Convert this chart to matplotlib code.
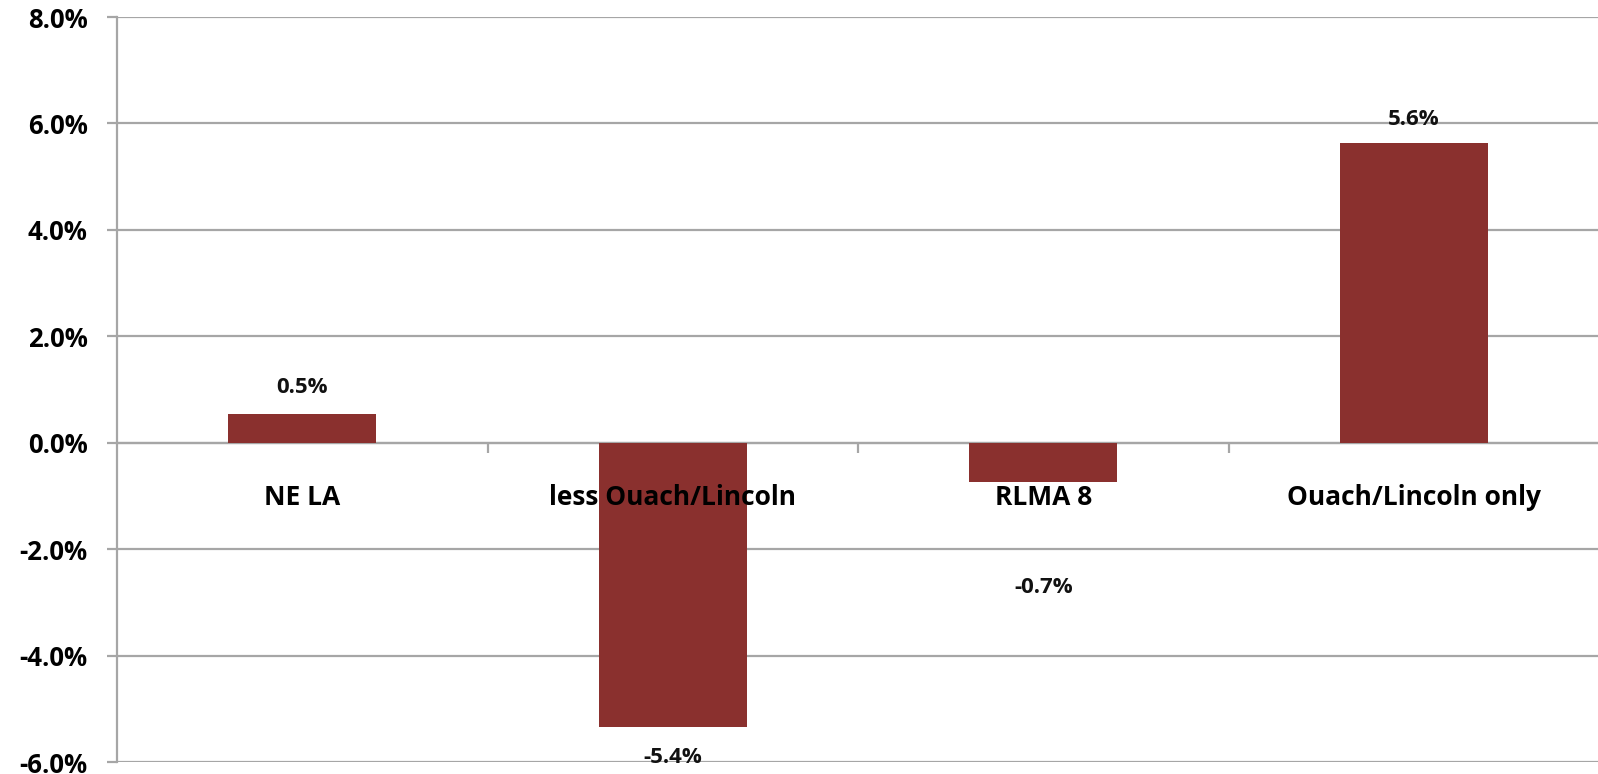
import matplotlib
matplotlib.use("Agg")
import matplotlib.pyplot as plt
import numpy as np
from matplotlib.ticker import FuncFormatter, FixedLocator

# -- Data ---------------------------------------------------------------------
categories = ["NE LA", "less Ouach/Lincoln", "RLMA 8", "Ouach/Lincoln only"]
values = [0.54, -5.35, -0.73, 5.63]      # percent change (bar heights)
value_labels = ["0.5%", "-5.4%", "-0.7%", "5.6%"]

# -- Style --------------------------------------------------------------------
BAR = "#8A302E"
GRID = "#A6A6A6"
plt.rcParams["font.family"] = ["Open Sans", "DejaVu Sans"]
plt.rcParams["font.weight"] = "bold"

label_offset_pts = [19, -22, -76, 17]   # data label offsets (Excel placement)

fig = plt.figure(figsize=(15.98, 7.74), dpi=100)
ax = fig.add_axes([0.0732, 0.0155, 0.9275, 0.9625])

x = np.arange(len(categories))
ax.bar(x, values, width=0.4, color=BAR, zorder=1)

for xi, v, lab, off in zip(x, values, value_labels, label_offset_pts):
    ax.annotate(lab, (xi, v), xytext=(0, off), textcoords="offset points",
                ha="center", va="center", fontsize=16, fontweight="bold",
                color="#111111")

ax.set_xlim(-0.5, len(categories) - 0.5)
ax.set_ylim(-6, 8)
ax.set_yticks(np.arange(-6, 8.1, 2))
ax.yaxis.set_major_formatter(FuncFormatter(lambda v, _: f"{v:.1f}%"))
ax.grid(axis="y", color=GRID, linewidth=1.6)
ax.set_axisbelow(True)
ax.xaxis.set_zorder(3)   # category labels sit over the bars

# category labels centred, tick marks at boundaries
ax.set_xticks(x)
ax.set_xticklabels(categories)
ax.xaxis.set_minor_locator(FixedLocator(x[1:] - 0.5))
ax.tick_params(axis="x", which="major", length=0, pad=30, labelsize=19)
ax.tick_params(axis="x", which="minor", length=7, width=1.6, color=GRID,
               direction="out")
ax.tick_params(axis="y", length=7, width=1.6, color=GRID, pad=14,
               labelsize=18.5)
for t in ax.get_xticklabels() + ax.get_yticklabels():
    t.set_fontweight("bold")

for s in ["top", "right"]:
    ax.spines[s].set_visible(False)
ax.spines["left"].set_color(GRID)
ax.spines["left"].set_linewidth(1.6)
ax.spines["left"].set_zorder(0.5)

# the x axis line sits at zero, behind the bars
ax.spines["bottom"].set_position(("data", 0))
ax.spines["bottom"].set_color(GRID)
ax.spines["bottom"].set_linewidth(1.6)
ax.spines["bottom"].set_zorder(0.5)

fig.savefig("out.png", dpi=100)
────────────────────
Requirements: Repeat the listing above up to and including the line with "from matplotlib.ticker import", starting from its first line. Drop any pictures.

Reply to the exercise:
Convert this chart to matplotlib code.
import matplotlib
matplotlib.use("Agg")
import matplotlib.pyplot as plt
import numpy as np
from matplotlib.ticker import FuncFormatter, FixedLocator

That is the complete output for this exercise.